# Midpoint theorem of triangle with proof

In this chapter we will discuss midpoint theorem of triangle along with the proof.

## What is midpoint theorem of triangle ?

It states that any line joining the mid point of two adjacent sides of triangle is parallel to third side and has half of the length.

In the above triangle ABC, M & N are midpoints of sides AB and AC respectively.

According to the midpoint theorem, the line MN is parallel to third side BC and is equal to half of BC.

\mathtt{MN\ =\frac{BC}{2}}

### Proof of midpoint theorem of triangle

Given:
Given below is the triangle ABC in which M & N are midpoints of side AB & AC respectively.

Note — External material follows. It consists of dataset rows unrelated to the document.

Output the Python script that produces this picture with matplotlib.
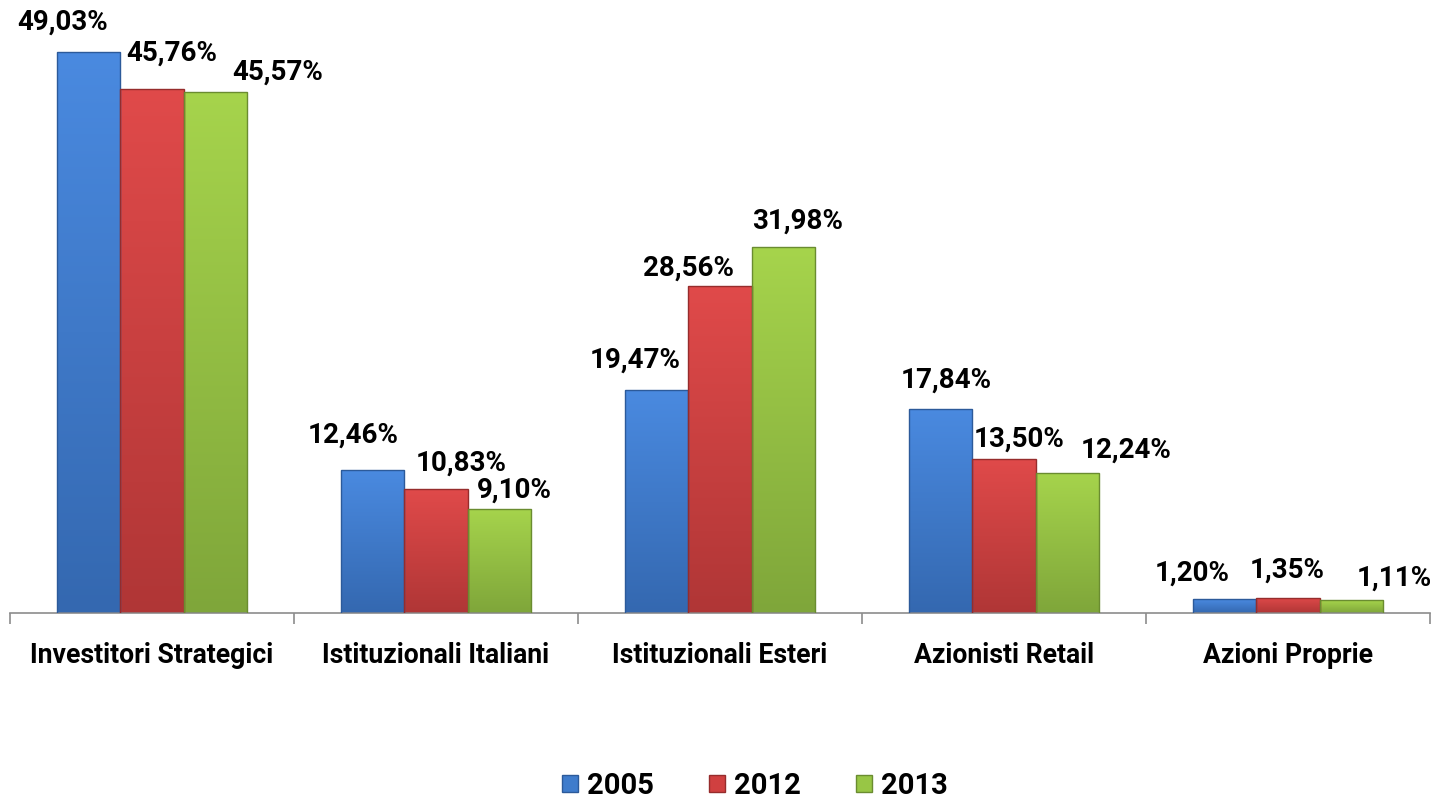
import matplotlib
matplotlib.use("Agg")
import matplotlib.pyplot as plt
import numpy as np
from matplotlib.patches import Rectangle, Patch
from matplotlib.colors import LinearSegmentedColormap

categories = ["Investitori Strategici", "Istituzionali Italiani", "Istituzionali Esteri",
              "Azionisti Retail", "Azioni Proprie"]
series_names = ["2005", "2012", "2013"]
values_2005 = [49.03, 12.46, 19.47, 17.84, 1.20]
values_2012 = [45.76, 10.83, 28.56, 13.50, 1.35]
values_2013 = [45.57, 9.10, 31.98, 12.24, 1.11]
labels_2005 = ["49,03%", "12,46%", "19,47%", "17,84%", "1,20%"]
labels_2012 = ["45,76%", "10,83%", "28,56%", "13,50%", "1,35%"]
labels_2013 = ["45,57%", "9,10%", "31,98%", "12,24%", "1,11%"]

series_values = [values_2005, values_2012, values_2013]
series_labels = [labels_2005, labels_2012, labels_2013]

# colours (top, bottom) for gradient
colors_top = ["#4a8ae0", "#e04a4a", "#a6d44c"]
colors_bot = ["#3468b0", "#b03636", "#7fa63a"]
edge_colors = ["#2c5a9a", "#962c2c", "#6a8c30"]
legend_colors = ["#3f7ccc", "#d04040", "#98c645"]

# label offsets in pixels (dx, dy) relative to bar top-centre
label_offsets = [
    [(-26, 30), (-19, 35), (-21, 30), (6, 29), (-32, 26)],
    [(20, 36), (25, 26), (-31, 18), (15, 19), (-1, 27)],
    [(62, 19), (15, 19), (14, 26), (59, 23), (43, 22)],
]

FONT = ["Roboto", "DejaVu Sans"]
plt.rcParams["font.family"] = FONT

fig = plt.figure(figsize=(14.41, 8.02), dpi=100)
ax = fig.add_axes([10 / 1441, 1 - 613 / 802, 1420 / 1441, (613 - 18) / 802])

n = len(categories)
width = 0.224
x = np.arange(n)
ax.set_xlim(-0.5, n - 0.5)
ax.set_ylim(0, 52)

for s, vals in enumerate(series_values):
    cmap = LinearSegmentedColormap.from_list("g%d" % s, [colors_bot[s], colors_top[s]])
    for i, v in enumerate(vals):
        xc = x[i] + (s - 1) * width
        x0 = xc - width / 2
        grad = np.linspace(0, 1, 256).reshape(-1, 1)
        im = ax.imshow(grad, cmap=cmap, origin="lower", aspect="auto",
                       extent=[x0, x0 + width, 0, v], zorder=2, interpolation="bilinear")
        rect = Rectangle((x0, 0), width, v, facecolor="none", edgecolor=edge_colors[s],
                         linewidth=1.0, zorder=3)
        ax.add_patch(rect)
        im.set_clip_path(rect)
        dx, dy = label_offsets[s][i]
        ax.annotate(series_labels[s][i], xy=(xc, v), xytext=(dx, dy),
                    textcoords="offset pixels", ha="center", va="center",
                    fontsize=20, fontweight="bold", color="black", zorder=5)

ax.set_xlim(-0.5, n - 0.5)
ax.set_ylim(0, 52)

for side in ["top", "right", "left"]:
    ax.spines[side].set_visible(False)
ax.spines["bottom"].set_color("#8c8c8c")
ax.spines["bottom"].set_linewidth(1.2)
ax.set_yticks([])
ax.set_xticks(np.arange(-0.5, n, 1.0))
ax.set_xticklabels([])
ax.tick_params(axis="x", length=8, color="#8c8c8c", width=1.2, direction="out")
for i, c in enumerate(categories):
    ax.text(x[i], -3.75, c, ha="center", va="center", fontsize=19.2, fontweight="bold",
            transform=ax.transData, clip_on=False)

# legend
handles = [Patch(facecolor=legend_colors[k], edgecolor=edge_colors[k]) for k in range(3)]
leg = fig.legend(handles, series_names, loc="center", bbox_to_anchor=(755 / 1441, 1 - 786 / 802),
                 ncol=3, frameon=False, prop={"weight": "bold", "size": 21, "family": FONT},
                 handlelength=0.55, handleheight=0.55, handletextpad=0.3, columnspacing=1.9)

fig.savefig("out.png", dpi=100, facecolor="white")
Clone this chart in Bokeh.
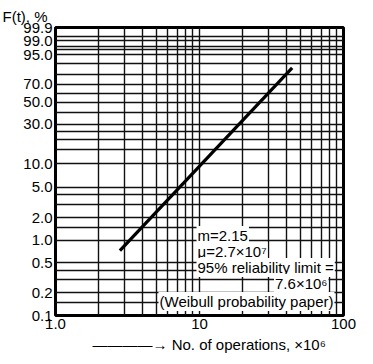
import numpy as np
from bokeh.plotting import figure
from bokeh.models import Range1d, FixedTicker, Label, Title
from bokeh.embed import file_html
from bokeh.resources import INLINE

# ---- data ----
ops = [2.8, 44.0]            # No. of operations, x10^6 (ends of fitted line)
F_pct = [0.73, 86.5]         # F(t), %

x_grid = [1, 2, 3, 4, 5, 6, 7, 8, 9, 10, 20, 30, 40, 50, 60, 70, 80, 90, 100]
F_grid = [0.1, 0.15, 0.2, 0.3, 0.4, 0.5, 1.0, 1.5, 2.0, 3.0, 4.0, 5.0, 10.0, 15.0,
          20.0, 25.0, 30.0, 40.0, 50.0, 60.0, 70.0, 80.0, 90.0, 95.0, 97.0, 98.0,
          99.0, 99.5, 99.9]
F_ticks = [0.1, 0.2, 0.5, 1.0, 2.0, 5.0, 10.0, 30.0, 50.0, 70.0, 95.0, 99.0, 99.9]
F_tick_labels = ["0.1", "0.2", "0.5", "1.0", "2.0", "5.0", "10.0", "30.0", "50.0",
                 "70.0", "95.0", "99.0", "99.9"]
x_ticks = [1, 10, 100]
x_tick_labels = ["1.0", "10", "100"]

box_lines = ["m=2.15", "\u03bc=2.7\u00d710\u2077", "95% reliability limit =",
             "7.6\u00d710\u2076", "(Weibull probability paper)"]
y_title = "F(t), %"
x_title = "\u2014\u2014\u2014\u2014\u2192 No. of operations, \u00d710\u2076"


def wb(F):
    """Weibull probability paper transform: ln(-ln(1-F))."""
    return np.log(-np.log(1.0 - np.asarray(F, dtype=float) / 100.0))


FONT = "Liberation Sans"
Y0, Y1 = float(wb(0.1)), float(wb(99.9))

# page-pixel geometry of the frame (for placing annotations)
FL, FR, FT, FB = 55, 343, 27, 315


def px_x(px):
    return 10 ** ((px - FL) / (FR - FL) * 2.0)


def px_y(py):
    return Y0 + (FB - py) / (FB - FT) * (Y1 - Y0)


p = figure(width=373, height=364, x_axis_type="log",
           x_range=Range1d(1, 100), y_range=Range1d(Y0, Y1),
           output_backend="svg", toolbar_location=None,
           min_border_left=FL, min_border_right=373 - FR,
           min_border_top=FT, min_border_bottom=364 - FB)

p.outline_line_color = "black"
p.outline_line_width = 3
p.background_fill_color = "white"
p.border_fill_color = "white"

# y-axis title at the top left
p.title.text = y_title
p.title.align = "left"
p.title.offset = -53
p.title.standoff = 5
p.title.text_font = FONT
p.title.text_font_size = "15px"
p.title.text_font_style = "normal"
p.title.text_color = "black"

# grids
p.xgrid.ticker = FixedTicker(ticks=x_grid)
p.ygrid.ticker = FixedTicker(ticks=[float(v) for v in wb(F_grid)])
for g in (p.xgrid, p.ygrid):
    g.grid_line_color = "#111111"
    g.grid_line_width = 1.4
    g.grid_line_alpha = 1.0
    g.minor_grid_line_color = None

# axes
p.xaxis.ticker = FixedTicker(ticks=x_ticks)
p.xaxis.major_label_overrides = {t: s for t, s in zip(x_ticks, x_tick_labels)}
yt = [float(v) for v in wb(F_ticks)]
p.yaxis.ticker = FixedTicker(ticks=yt)
p.yaxis.major_label_overrides = {t: s for t, s in zip(yt, F_tick_labels)}
for ax in (p.xaxis, p.yaxis):
    ax.axis_line_color = None
    ax.major_tick_line_color = None
    ax.minor_tick_line_color = None
    ax.major_tick_out = 0
    ax.major_tick_in = 0
    ax.major_label_text_font = FONT
    ax.major_label_text_font_size = "15px"
    ax.major_label_text_color = "black"
p.xaxis.major_label_standoff = 3
p.yaxis.major_label_standoff = 3

# x-axis title with arrow, placed below
p.add_layout(Title(text=x_title, align="left", offset=37, standoff=5,
                   text_font=FONT, text_font_size="15px",
                   text_font_style="normal", text_color="black"), "below")

# fitted line
p.line(ops, [float(v) for v in wb(F_pct)], line_color="black", line_width=3.2)

# annotation box text
pos = [(196, 235, "left"), (196, 251, "left"), (196, 267, "left"),
       (328, 283, "right"), (158, 301, "left")]
for (px, py, al), txt in zip(pos, box_lines):
    p.add_layout(Label(x=px_x(px), y=px_y(py), text=txt, text_font=FONT,
                       text_font_size="15px", text_align=al,
                       text_baseline="middle", text_color="black",
                       background_fill_color="white", padding=1))

open("out.html", "w").write(file_html(p, INLINE))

MN is the line segment joining the points M & N.

Construction
Extend line MN to point O such that line OC is parallel to AB.
i.e. OC || AB

Also, join points MC

To prove:
Prove that MN is parallel to BC and \mathtt{MN\ =\frac{BC}{2}}

Proof
Consider triangle ANM and CNO

∠ANM = ∠ CNO { Vertically opposite angle }
∠MAN = ∠NCO { interior angle }
AN = NC { N is midpoint of AC }

By AAS congruency condition, triangle ANM and CNO are congruent.
i.e. \mathtt{\triangle ANM\ \cong \triangle CNO}

Since both the triangles are congruent, we can say that;
AM = CO
MN = NO

Since AM = MB, we can say that; AM = MB = CO.

Now consider triangle MBC and COM

CM = MC { common side }
∠ BMC = ∠ MCO { alternate angles }
MB = OC { Proved above }

By SAS congruency condition, both triangles MBC and COM are congruent.
i.e. \mathtt{\triangle MBC\ \cong \triangle COM}

Since both the triangles are congruent we can say that;
BC = MO and ∠MCB = ∠ CMO

Taking BC = MO;

BC = MN + NO

We have already proved that MN = NO; the expression can be written as;
BC = MN + MN

BC = 2MN

\mathtt{MN\ =\frac{BC}{2}}

Hence, we proved that line MN is half of line BC.

Also since ∠MCB = ∠ CMO.
Both angles are interior angles, it means that line MN is parallel to BC.